Banks, who pleaded guilty to wire fraud earlier this year, could have received a 20-year sentence, according to the U.S. Attorney’s Office. Duncan’s current financial advisor said in court that the athlete had given Banks access to $24.1 million of assets and received about $7 million in return, according to a report Wednesday by ABC affiliate KSAT 12.

Duncan filed a $1 million lawsuit against Banks in federal court in 2015, arguing in a court document that the advisor had committed “egregious breaches of his trust.”

The basketball star had been urged to loan $7.5 million to Gameday Entertainment in 2012 and to guarantee a separate $6 million loan made to the sports merchandiser. At the time, Banks was chairman of Gameday.

“I … prided myself on not being the stereotypical dumb athlete that can easily be taken advantage of,” Duncan said in a prepared statement delivered in court on Tuesday and cited in coverage by the San Antonio Express-News.

“My biggest fear is that you will give him a sentence that will allow him to go out into the world and tell everyone as he has continued to do since his guilty plea that he did not do anything wrong and he proves by having very little to no jail time,” the now-retired athlete explained.

“I respectfully ask you, do not do that. I promise you, that if he has any excuse to get back into this line of business, he will be out hustling and doing the same to others,” Duncan added.

The basketball star, who tries to keep himself out of the limelight, said he hopes that his words and actions in court would keep other athletes from becoming fraud victims.

“I see lots of kids who come into professional sports and end up losing most of the money they earn to someone like Banks,” Duncan explained.

According the NFL star Aaron Rodgers, who address a crowd of advisors at Pershing Insite 2017 in mid-June, “Seventy-five percent of NFL players are either broke, divorced or unemployed after [they start] retirement, which is alarming.”

Banks’ Issues

The ex-advisor reached a partial settlement with the SEC in late May, according to the San Antonio Express News.

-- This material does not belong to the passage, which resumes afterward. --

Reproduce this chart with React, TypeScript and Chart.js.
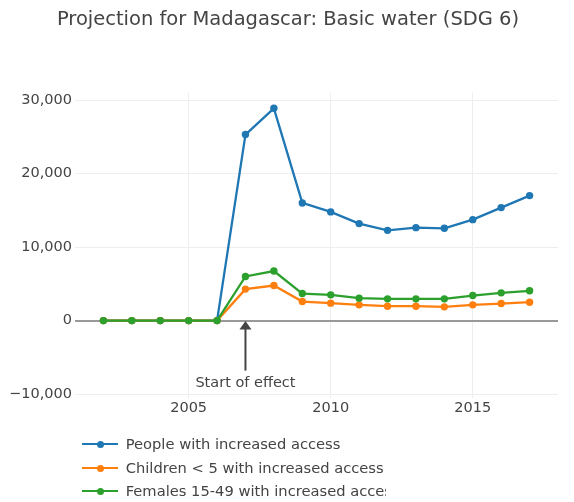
import React, { useEffect, useRef } from "react";
import { Chart, registerables } from "chart.js";

Chart.register(...registerables);

const years = [2002, 2003, 2004, 2005, 2006, 2007, 2008, 2009, 2010, 2011, 2012, 2013, 2014, 2015, 2016, 2017];
const people = [0, 0, 0, 0, 0, 25300, 28870, 16000, 14780, 13190, 12270, 12640, 12550, 13730, 15370, 17000];
const children = [0, 0, 0, 0, 0, 4280, 4770, 2590, 2370, 2140, 1960, 1960, 1870, 2140, 2320, 2500];
const females = [0, 0, 0, 0, 0, 6000, 6740, 3680, 3500, 3050, 2960, 2960, 2960, 3410, 3770, 4050];

const xTicks = [2005, 2010, 2015];
const yTicks = [-10000, 0, 10000, 20000, 30000];

const seriesNames = [
  "People with increased access",
  "Children < 5 with increased access",
  "Females 15-49 with increased access",
];
const seriesColors = ["#1f77b4", "#ff7f0e", "#2ca02c"];

const titleText = "Projection for Madagascar: Basic water (SDG 6)";
const annotationText = "Start of effect";
const annotationYear = 2007;

const FONT = "'DejaVu Sans', Verdana, sans-serif";
const TEXT = "#444";

function fmt(v: number): string {
  const s = Math.abs(v).toLocaleString("en-US");
  return v < 0 ? "\u2212" + s : s;
}

const overlayPlugin = {
  id: "overlay",
  afterDraw(chart: any) {
    const ctx = chart.ctx;
    const xs = chart.scales.x;
    const ys = chart.scales.y;
    ctx.save();
    // title
    ctx.fillStyle = TEXT;
    ctx.font = `19.5px ${FONT}`;
    ctx.textAlign = "center";
    ctx.textBaseline = "middle";
    ctx.fillText(titleText, 288, 20);
    // annotation
    const x = xs.getPixelForValue(annotationYear);
    const y0 = ys.getPixelForValue(0);
    ctx.strokeStyle = TEXT;
    ctx.fillStyle = TEXT;
    ctx.lineWidth = 2;
    ctx.beginPath();
    ctx.moveTo(x, y0 + 8);
    ctx.lineTo(x, y0 + 50);
    ctx.stroke();
    ctx.beginPath();
    ctx.moveTo(x, y0 + 0.5);
    ctx.lineTo(x - 6, y0 + 9);
    ctx.lineTo(x + 6, y0 + 9);
    ctx.closePath();
    ctx.fill();
    ctx.font = `14.5px ${FONT}`;
    ctx.fillText(annotationText, x, y0 + 63);
    ctx.restore();
  },
};

export default function App() {
  const ref = useRef<HTMLCanvasElement | null>(null);

  useEffect(() => {
    document.body.style.margin = "0";
    const canvas = ref.current;
    if (!canvas) return;
    const mk = (i: number, vals: number[], order: number) => ({
      label: seriesNames[i],
      data: years.map((y, k) => ({ x: y, y: vals[k] })),
      borderColor: seriesColors[i],
      backgroundColor: seriesColors[i],
      borderWidth: 2.3,
      pointRadius: 3.7,
      pointBorderWidth: 0,
      pointHoverRadius: 3.7,
      tension: 0,
      order,
    });
    const chart = new Chart(canvas, {
      type: "line",
      data: {
        datasets: [mk(0, people, 3), mk(1, children, 2), mk(2, females, 1)],
      },
      options: {
        animation: false,
        responsive: false,
        layout: { padding: { top: 92.65, right: 16, left: 0, bottom: 0 } },
        plugins: {
          legend: { display: false },
          title: { display: false },
          tooltip: { enabled: false },
        },
        scales: {
          x: {
            type: "linear",
            min: 2001,
            max: 2018,
            afterBuildTicks: (s: any) => {
              s.ticks = xTicks.map((v) => ({ value: v }));
            },
            afterFit: (s: any) => {
              s.height = 104.2;
            },
            grid: { color: "#eee", lineWidth: 1, drawTicks: false },
            border: { display: false },
            ticks: {
              color: TEXT,
              font: { family: FONT, size: 14.5 },
              padding: 2,
              maxRotation: 0,
              callback: (v: any) => String(v),
            },
          },
          y: {
            min: -10500,
            max: 31000,
            afterBuildTicks: (s: any) => {
              s.ticks = yTicks.map((v) => ({ value: v }));
            },
            afterFit: (s: any) => {
              s.width = 75;
            },
            grid: {
              color: (c: any) => (c.tick && c.tick.value === 0 ? "#999" : "#eee"),
              lineWidth: (c: any) => (c.tick && c.tick.value === 0 ? 2 : 1),
              drawTicks: false,
            },
            border: { display: false },
            ticks: {
              color: TEXT,
              font: { family: FONT, size: 14.5 },
              padding: 3,
              callback: (v: any) => fmt(Number(v)),
            },
          },
        },
      },
      plugins: [overlayPlugin],
    } as any);
    return () => chart.destroy();
  }, []);

  const rowTops = [444.3, 468.3, 491];
  return (
    <div style={{ position: "relative", width: 574, height: 502, overflow: "hidden", background: "#fff" }}>
      <canvas ref={ref} width={574} height={502} style={{ position: "absolute", left: 0, top: 0 }} />
      <div style={{ position: "absolute", left: 0, top: 0, width: 386, height: 502, overflow: "hidden" }}>
        {seriesNames.map((name, i) => (
          <div key={name} style={{ position: "absolute", left: 0, top: rowTops[i] - 10, height: 20, width: 600 }}>
            <div style={{ position: "absolute", left: 82, top: 9, width: 36, height: 2, background: seriesColors[i] }} />
            <div
              style={{
                position: "absolute",
                left: 96.5,
                top: 6.5,
                width: 7,
                height: 7,
                borderRadius: "50%",
                background: seriesColors[i],
              }}
            />
            <div
              style={{
                position: "absolute",
                left: 125.7,
                top: 0,
                lineHeight: "20px",
                fontFamily: FONT,
                fontSize: 14.7,
                color: TEXT,
                whiteSpace: "nowrap",
              }}
            >
              {name}
            </div>
          </div>
        ))}
      </div>
    </div>
  );
}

As part of the consent decree, Bank is barred from acting as a securities advisor and as serving as a director or operator of any SEC-registered entity.

The SEC brought the suit against the ex-advisor in the Atlanta federal court in September 2016.

Banks was Duncan’s financial advisor from 1997 until 2007 and then became involved in other businesses, which he persuaded Duncan to support.

SEC records state that Banks was affiliated with CSI Capital Management of Santa Barbara from 2000 to 2011. He is also listed as being an employee of CSI in San Francisco starting in 1993.